The Merchant of Venice
From the Playbill
The history of the 20th century has rendered The Merchant of Venice Shakespeare's most controversial play. A recent production in Israel was the cause of near riots. As we've discovered, some charitable foundations do not wish their name associated with even the study of this plays' explosive issues.
To stage literally Shylock's abuse at the hands of his Christian neighbors - who spurn him, kick him and spit in his face - lays any contemporary production open to charges of anti-Semitism and comparisons to the holocaust. At the very least, Shylock's plight makes audiences uncomfortable. If Shakespeare considered it a comedy, it is certainly one of the darkest in his Folio. So why did our Immortal Bard write it? Could his motive have been crass commercialism? You bet!

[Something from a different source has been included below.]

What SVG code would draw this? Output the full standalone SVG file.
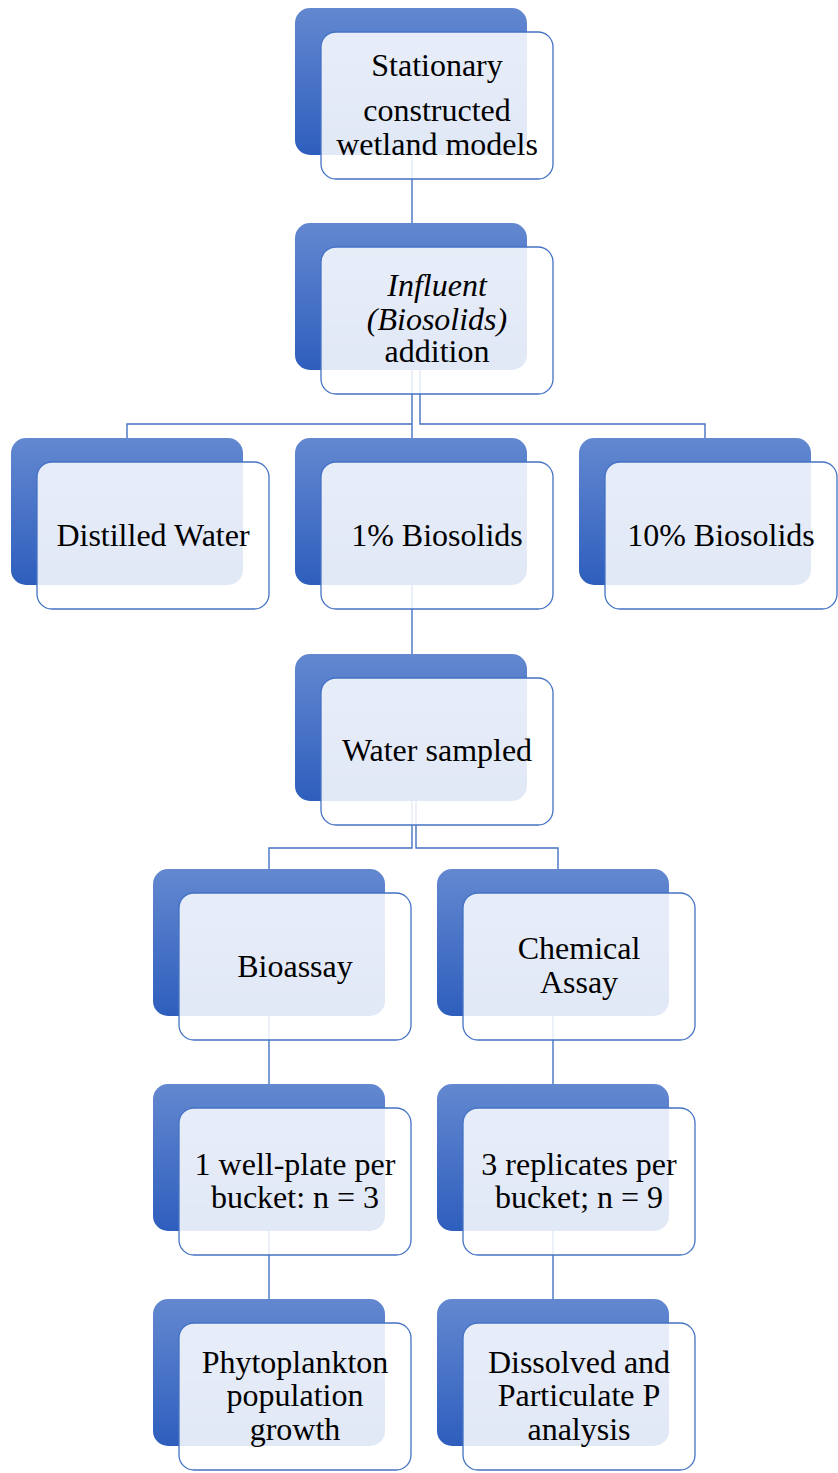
<svg xmlns="http://www.w3.org/2000/svg" width="838" height="1473" viewBox="0 0 838 1473">
  <defs>
    <linearGradient id="backFill" x1="0" y1="0" x2="0" y2="1">
      <stop offset="0" stop-color="#6388D0"/>
      <stop offset="1" stop-color="#2E5EBD"/>
    </linearGradient>
    <style>
      .back { fill: url(#backFill); }
      .card { fill: #FFFFFF; fill-opacity: 0.86; stroke: #4472C4; stroke-width: 1.3; }
      .conn { fill: none; stroke: #4472C4; stroke-width: 1.4; }
      text { font-family: "Liberation Serif", "Times New Roman", serif; font-size: 32px; fill: #000000; text-anchor: middle; }
      .it { font-style: italic; }
    </style>
  </defs>
  <rect width="838" height="1473" fill="#FFFFFF"/>

  <!-- connectors (drawn under the node shapes) -->
  <g id="connectors">
    <path class="conn" d="M412,155 V223"/>
    <path class="conn" d="M412,370 V438 M412,424 H127 V438"/>
    <path class="conn" d="M420,370 V424 H705 V438"/>
    <path class="conn" d="M412,585 V654"/>
    <path class="conn" d="M412,801 V848 H269 V869"/>
    <path class="conn" d="M416,801 V848 H558 V869"/>
    <path class="conn" d="M269,1016 V1084"/>
    <path class="conn" d="M553,1016 V1084"/>
    <path class="conn" d="M269,1231 V1299"/>
    <path class="conn" d="M553,1231 V1299"/>
  </g>

  <g id="node-wetland">
    <rect class="back" x="295" y="8" width="232" height="147" rx="15"/>
    <rect class="card" x="321" y="32" width="232" height="147" rx="15"/>
    <text x="437" y="76">Stationary</text>
    <text x="437" y="121">constructed</text>
    <text x="437" y="155">wetland models</text>
  </g>

  <g id="node-influent">
    <rect class="back" x="295" y="223" width="232" height="147" rx="15"/>
    <rect class="card" x="321" y="247" width="232" height="147" rx="15"/>
    <text class="it" x="437" y="296">Influent</text>
    <text class="it" x="437" y="330">(Biosolids)</text>
    <text x="437" y="362">addition</text>
  </g>

  <g id="node-distilled">
    <rect class="back" x="11" y="438" width="232" height="147" rx="15"/>
    <rect class="card" x="37" y="462" width="232" height="147" rx="15"/>
    <text x="153" y="546">Distilled Water</text>
  </g>

  <g id="node-1pct">
    <rect class="back" x="295" y="438" width="232" height="147" rx="15"/>
    <rect class="card" x="321" y="462" width="232" height="147" rx="15"/>
    <text x="437" y="546">1% Biosolids</text>
  </g>

  <g id="node-10pct">
    <rect class="back" x="579" y="438" width="232" height="147" rx="15"/>
    <rect class="card" x="605" y="462" width="232" height="147" rx="15"/>
    <text x="721" y="546">10% Biosolids</text>
  </g>

  <g id="node-water">
    <rect class="back" x="295" y="654" width="232" height="147" rx="15"/>
    <rect class="card" x="321" y="678" width="232" height="147" rx="15"/>
    <text x="437" y="761">Water sampled</text>
  </g>

  <g id="node-bioassay">
    <rect class="back" x="153" y="869" width="232" height="147" rx="15"/>
    <rect class="card" x="179" y="893" width="232" height="147" rx="15"/>
    <text x="295" y="977">Bioassay</text>
  </g>

  <g id="node-chemical">
    <rect class="back" x="437" y="869" width="232" height="147" rx="15"/>
    <rect class="card" x="463" y="893" width="232" height="147" rx="15"/>
    <text x="579" y="959">Chemical</text>
    <text x="579" y="993">Assay</text>
  </g>

  <g id="node-wellplate">
    <rect class="back" x="153" y="1084" width="232" height="147" rx="15"/>
    <rect class="card" x="179" y="1108" width="232" height="147" rx="15"/>
    <text x="295" y="1175">1 well-plate per</text>
    <text x="295" y="1208">bucket: n = 3</text>
  </g>

  <g id="node-replicates">
    <rect class="back" x="437" y="1084" width="232" height="147" rx="15"/>
    <rect class="card" x="463" y="1108" width="232" height="147" rx="15"/>
    <text x="579" y="1175">3 replicates per</text>
    <text x="579" y="1208">bucket; n = 9</text>
  </g>

  <g id="node-phyto">
    <rect class="back" x="153" y="1299" width="232" height="147" rx="15"/>
    <rect class="card" x="179" y="1323" width="232" height="147" rx="15"/>
    <text x="295" y="1373">Phytoplankton</text>
    <text x="295" y="1406">population</text>
    <text x="295" y="1440">growth</text>
  </g>

  <g id="node-phosphorus">
    <rect class="back" x="437" y="1299" width="232" height="147" rx="15"/>
    <rect class="card" x="463" y="1323" width="232" height="147" rx="15"/>
    <text x="579" y="1373">Dissolved and</text>
    <text x="579" y="1406">Particulate P</text>
    <text x="579" y="1440">analysis</text>
  </g>
</svg>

Anti-Judaism was big box office in 1590's London...Marlowe's Maltese villain, appropriately named Barabas, the thief who went free while Jesus was crucified, was rotten to the core, monstrously murdering and gleefully dismembering Christians at every turn...But Shakespeare was Shakespeare and one can imagine the wheels turning in that famous balding pate as he created Shylock: a Jew certainly, and therefore a pagan, a miser and practicer of usery admittedly, officially condemned by the Church of England although undoubtedly practiced in a thriving town like London.
Furthermore, he hates Christians. It would be easy to lay it on with a trowel and create another Barabas. And Barabas spelled Box Office. But he just couldn't do it! 'Hast not a Jew eyes?...if you poison us do we not die?' Perhaps before he knew it, a complex and not wholly unsympathetic multi-dimensional character had emerged."